Task directions = Write out, word for word, every line from the first one through the line that holds "import plotly.graph_objects as go", and nothing else; skip the pictures.

== Data for this task

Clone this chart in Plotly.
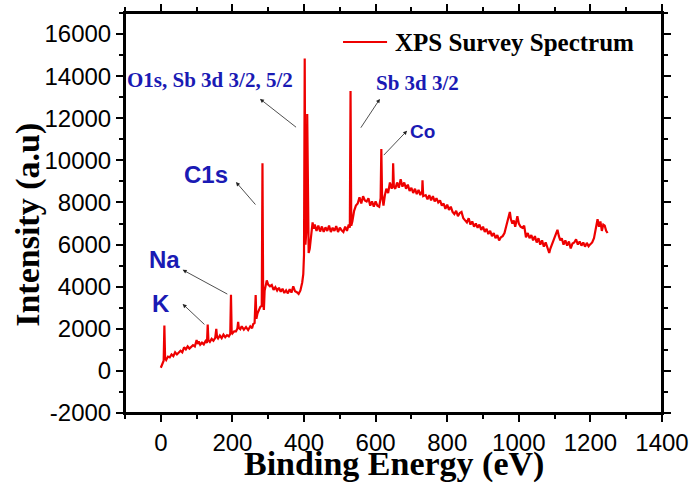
import plotly.graph_objects as go

# Binding energy (eV) and intensity (a.u.)
energy = [0, 3, 6, 8, 10, 12, 15, 20, 25, 30, 35, 40, 45, 50, 55, 60, 65, 70, 75, 80,
          85, 90, 95, 100, 103, 106, 110, 115, 120, 125, 129, 131, 133, 137, 142, 147, 152, 155, 157, 160,
          165, 170, 175, 180, 185, 190, 194, 196, 198, 200, 205, 210, 214, 216, 218, 222, 226, 232, 238, 244,
          250, 255, 258, 262, 265, 267, 270, 274, 278, 282, 284, 286, 288, 290, 293, 296, 300, 305, 310, 315,
          320, 325, 330, 335, 340, 345, 350, 355, 360, 365, 370, 375, 380, 385, 390, 395, 398, 400, 402, 404,
          406, 408, 409, 411, 413, 416, 420, 424, 427, 430, 435, 440, 445, 450, 455, 460, 465, 470, 475, 480,
          485, 490, 495, 500, 505, 510, 515, 520, 525, 528, 530, 532, 535, 540, 545, 550, 555, 560, 565, 570,
          575, 580, 585, 590, 595, 600, 605, 610, 614, 616, 618, 622, 626, 630, 635, 640, 645, 648, 649, 651,
          655, 660, 665, 670, 675, 680, 685, 690, 695, 700, 705, 710, 715, 720, 725, 730, 731, 733, 740, 745,
          750, 755, 760, 765, 770, 775, 780, 785, 790, 795, 800, 805, 810, 815, 820, 825, 830, 835, 840, 845,
          850, 855, 860, 865, 870, 875, 880, 885, 890, 895, 900, 905, 910, 915, 920, 925, 930, 935, 940, 945,
          950, 955, 960, 965, 970, 975, 978, 982, 986, 990, 996, 1000, 1005, 1010, 1015, 1020, 1025, 1030, 1035, 1040,
          1045, 1050, 1055, 1060, 1065, 1070, 1075, 1080, 1085, 1088, 1092, 1096, 1100, 1104, 1108, 1112, 1116, 1120, 1125, 1130,
          1135, 1140, 1145, 1150, 1155, 1160, 1165, 1170, 1175, 1180, 1185, 1190, 1195, 1200, 1205, 1210, 1215, 1220, 1224, 1228,
          1232, 1236, 1240, 1244, 1248]
intensity = [150, 300, 420, 480, 2150, 600, 520, 680, 640, 780, 700, 880, 780, 900, 960, 880, 1120, 1020, 1160, 1060,
             1140, 1220, 1160, 1460, 1280, 1400, 1240, 1340, 1260, 1420, 1330, 2200, 1460, 1380, 1520, 1430, 1570, 2000, 1620, 1540,
             1680, 1560, 1720, 1600, 1700, 1640, 1760, 3620, 1860, 1780, 1880, 1880, 2020, 2330, 2040, 1980, 2120, 1960, 2080, 1940,
             2120, 2030, 2220, 2280, 3600, 2480, 2720, 2880, 3040, 3100, 9860, 3200, 2900, 3800, 4150, 4300, 4100, 4020, 4080, 3850,
             3980, 3820, 3950, 3760, 3900, 3700, 3830, 3680, 3880, 3720, 4020, 3780, 3740, 3660, 3820, 4200, 4600, 5500, 14840, 6000,
             6500, 7000, 12200, 6000, 5600, 5800, 6500, 7050, 6750, 6950, 6650, 6900, 6620, 6860, 6600, 6820, 6650, 6900, 6600, 6800,
             6650, 6880, 6600, 6800, 6680, 6600, 6850, 6650, 6950, 6800, 13300, 6900, 7100, 7600, 7850, 7950, 8250, 7950, 8300, 8100,
             8050, 8200, 7850, 8050, 7800, 8050, 7850, 7800, 8200, 10540, 8400, 7850, 8350, 8650, 8450, 8950, 8650, 8900, 9860, 8750,
             8650, 8950, 8700, 9100, 8750, 8950, 8650, 8850, 8550, 8700, 8450, 8650, 8400, 8600, 8350, 8550, 9050, 8300, 8350, 8150,
             8350, 8100, 8300, 8050, 8200, 8000, 8100, 7850, 7950, 7700, 7900, 7650, 7800, 7550, 7450, 7600, 7350, 7500, 7550, 7250,
             7150, 7050, 7250, 6950, 7100, 6850, 7000, 6800, 6950, 6700, 6850, 6600, 6750, 6500, 6650, 6400, 6550, 6300, 6450, 6200,
             6350, 6400, 6550, 6900, 7300, 7550, 7200, 7000, 7150, 6850, 7350, 7000, 6850, 6800, 6900, 6350, 6550, 6300, 6450, 6200,
             6400, 6100, 6300, 6000, 6200, 5900, 6100, 5800, 5600, 5800, 6000, 6150, 6300, 6500, 6700, 6400, 6200, 6300, 6000, 6200,
             5950, 6150, 5820, 6050, 6100, 6250, 6000, 6150, 5950, 6100, 5900, 6080, 5920, 6020, 6100, 6300, 6800, 7200, 6850, 7100,
             6650, 6950, 6900, 6650, 6550]

x_ticks = [0, 200, 400, 600, 800, 1000, 1200, 1400]
x_tick_text = ["0", "200", "400", "600", "800", "1000", "1200", "1400"]
y_ticks = [-2000, 0, 2000, 4000, 6000, 8000, 10000, 12000, 14000, 16000]
y_tick_text = ["-2000", "0", "2000", "4000", "6000", "8000", "10000", "12000", "14000", "16000"]

# Peak labels: text, label position, arrow head, arrow tail (data units)
labels = [
    ("O1s, Sb 3d 3/2, 5/2", 137, 13820, 277, 12920, 382, 11520, "Liberation Serif", 21),
    ("Sb 3d 3/2", 718, 13680, 612, 12920, 556, 11480, "Liberation Serif", 21),
    ("Co", 731, 11350, 688, 11410, 619, 10180, "Liberation Sans", 19),
    ("C1s", 126, 9350, 210, 8970, 268, 7830, "Liberation Sans", 24),
    ("Na", 11, 5270, 61, 4800, 190, 3610, "Liberation Sans", 24),
    ("K", 0, 3180, 61, 3180, 126, 2140, "Liberation Sans", 24),
]
series_name = "XPS Survey Spectrum"
line_color = "#ee0000"

fig = go.Figure()
fig.add_trace(go.Scatter(x=energy, y=intensity, mode="lines", name=series_name, showlegend=False,
                         line=dict(color=line_color, width=2.2)))

annotations = []
for text, tx, ty, hx, hy, sx, sy, fam, size in labels:
    annotations.append(dict(x=tx, y=ty, xref="x", yref="y", xanchor="center", yanchor="middle",
                            text="<b>%s</b>" % text, showarrow=False,
                            font=dict(family=fam, size=size, color="#1a1ab4")))
    annotations.append(dict(x=hx, y=hy, ax=sx, ay=sy, xref="x", yref="y", axref="x", ayref="y",
                            text="", showarrow=True, arrowhead=2, arrowsize=1, arrowwidth=0.8,
                            arrowcolor="#222222"))

# legend (drawn manually to match the long sample line)
annotations.append(dict(x=0.499, y=0.9275, xref="paper", yref="paper", xanchor="left", yanchor="middle",
                        text="<b>%s</b>" % series_name, showarrow=False,
                        font=dict(family="Liberation Serif", size=25, color="black")))
shapes = [
    dict(type="line", xref="paper", yref="paper", x0=0.406, x1=0.488, y0=0.9275, y1=0.9275,
         line=dict(color=line_color, width=2)),
    dict(type="rect", xref="paper", yref="paper", x0=0, x1=1, y0=0, y1=1,
         line=dict(color="black", width=2), layer="above"),
]

annotations.append(dict(x=0.5, y=-0.128, xref="paper", yref="paper", xanchor="center", yanchor="middle",
                        text="<b>Binding Energy (eV)</b>", showarrow=False,
                        font=dict(family="Liberation Serif", size=34, color="black")))
annotations.append(dict(x=-0.181, y=0.47, xref="paper", yref="paper", xanchor="center", yanchor="middle",
                        text="<b>Intensity (a.u)</b>", textangle=-90, showarrow=False,
                        font=dict(family="Liberation Serif", size=34, color="black")))

axis_common = dict(showline=True, linecolor="black", linewidth=2, showgrid=False, zeroline=False,
                   automargin=False, mirror="allticks")
tickfont = dict(family="Liberation Sans", size=24, color="black")

fig.update_layout(
    template="none",
    width=691, height=487,
    margin=dict(l=125, r=29, t=13, b=74, autoexpand=False),
    paper_bgcolor="white", plot_bgcolor="white",
    showlegend=False,
    xaxis=dict(range=[-100, 1400], tickvals=x_ticks, ticktext=x_tick_text, ticks="outside", ticklen=7,
               tickwidth=1.5, tickcolor="black",
               minor=dict(dtick=100, tick0=0, ticks="outside", ticklen=4, tickwidth=1.5, tickcolor="black"),
               tickfont=tickfont, **axis_common),
    yaxis=dict(range=[-2000, 17000], tickvals=y_ticks, ticktext=y_tick_text, ticks="outside", ticklen=7,
               tickwidth=1.5, tickcolor="black",
               minor=dict(dtick=1000, tick0=0, ticks="outside", ticklen=4, tickwidth=1.5, tickcolor="black"),
               tickfont=tickfont, **axis_common),
    annotations=annotations,
    shapes=shapes,
)

fig.write_html("out.html", config={"displayModeBar": False},
               post_script="document.body.style.margin='0px';")
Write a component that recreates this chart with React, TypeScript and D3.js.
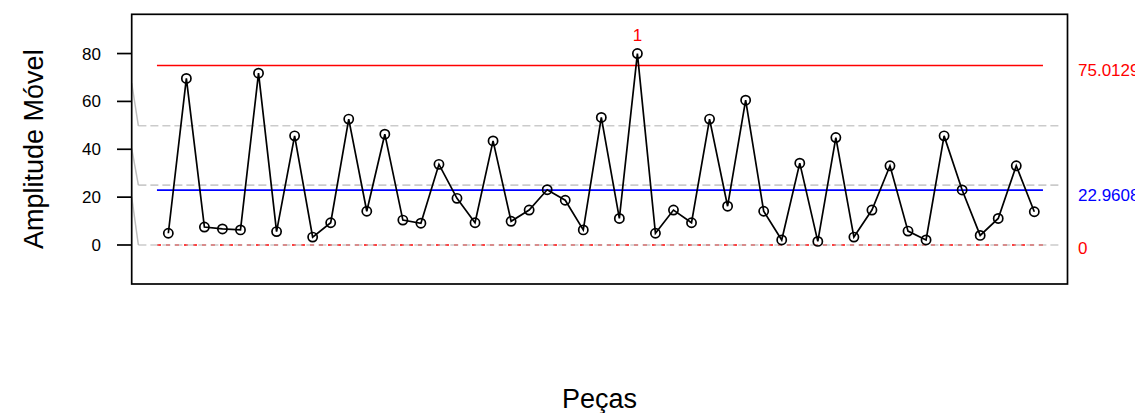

====

Written response =
Clone this chart in Plotly.
import plotly.graph_objects as go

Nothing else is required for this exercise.